Medal of Honor · Civil War

Joshua Lawrence Chamberlain

Colonel, U.S. Army

Date of Action
July 2, 1863
Location
Little Round Top, Gettysburg, Pennsylvania
Medal Presented
August 11, 1893

Values Embodied

  • Courage
  • Commitment
  • Integrity

Official Citation

This citation is paraphrased from public-domain histories and is pending verbatim verification against the Congressional Medal of Honor Society archive.

For daring heroism and great tenacity in holding his position on the Little Round Top against repeated assaults, and carrying the advance position on the Great Round Top.

Biography

Before the War

Joshua Lawrence Chamberlain was born September 8, 1828, in Brewer, Maine. He was a professor of rhetoric and modern languages at Bowdoin College when the Civil War began — fluent in nine languages, a minister’s son, and by every conventional measure an unlikely soldier. In the summer of 1862, over his college’s objections, he took a leave of absence, was commissioned lieutenant colonel of the new 20th Maine Volunteer Infantry, and went to war.

The Action

By the second day of Gettysburg, Chamberlain was in command of the 20th Maine. His regiment held the extreme left of the Union line on Little Round Top — the end of the army. Anchor that hill, and the line held. Lose it, and the Confederates could roll up the Union rear.

Waves of the 15th Alabama climbed the boulder-strewn slope. Chamberlain’s men, outnumbered and running low on ammunition, shifted, reloaded from the cartridge boxes of the dead, and held.
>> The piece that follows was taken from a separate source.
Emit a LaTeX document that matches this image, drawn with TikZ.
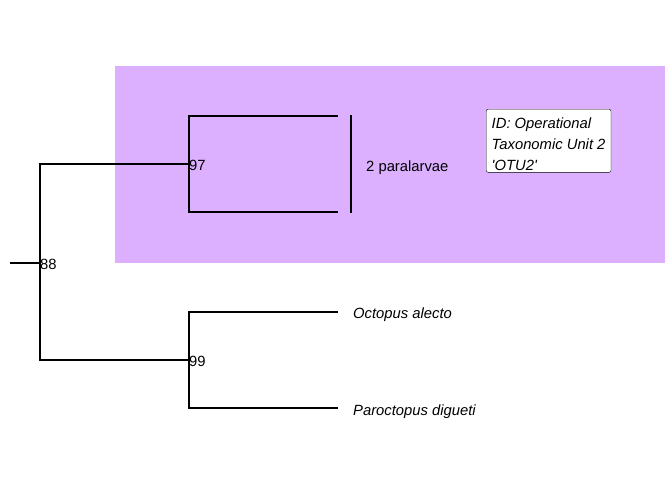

When the ammunition was almost gone and another assault was forming, Chamberlain — according to every witness — ordered the bayonet. The 20th Maine swung out like a door on its hinge, charged down the slope, and broke the attack. The left of the Union line did not move.

After the War

Chamberlain went on to command a brigade in the final campaigns of the war and, at Appomattox, was selected by Grant to receive the formal surrender of the Army of Northern Virginia. He removed his hat and ordered his men to salute the surrendering Confederates — a gesture remembered on both sides.

After the war he served four terms as Governor of Maine and then as president of Bowdoin College. He died on February 24, 1914, of complications from a wound taken at Petersburg fifty years earlier. He is buried in Pine Grove Cemetery, Brunswick, Maine.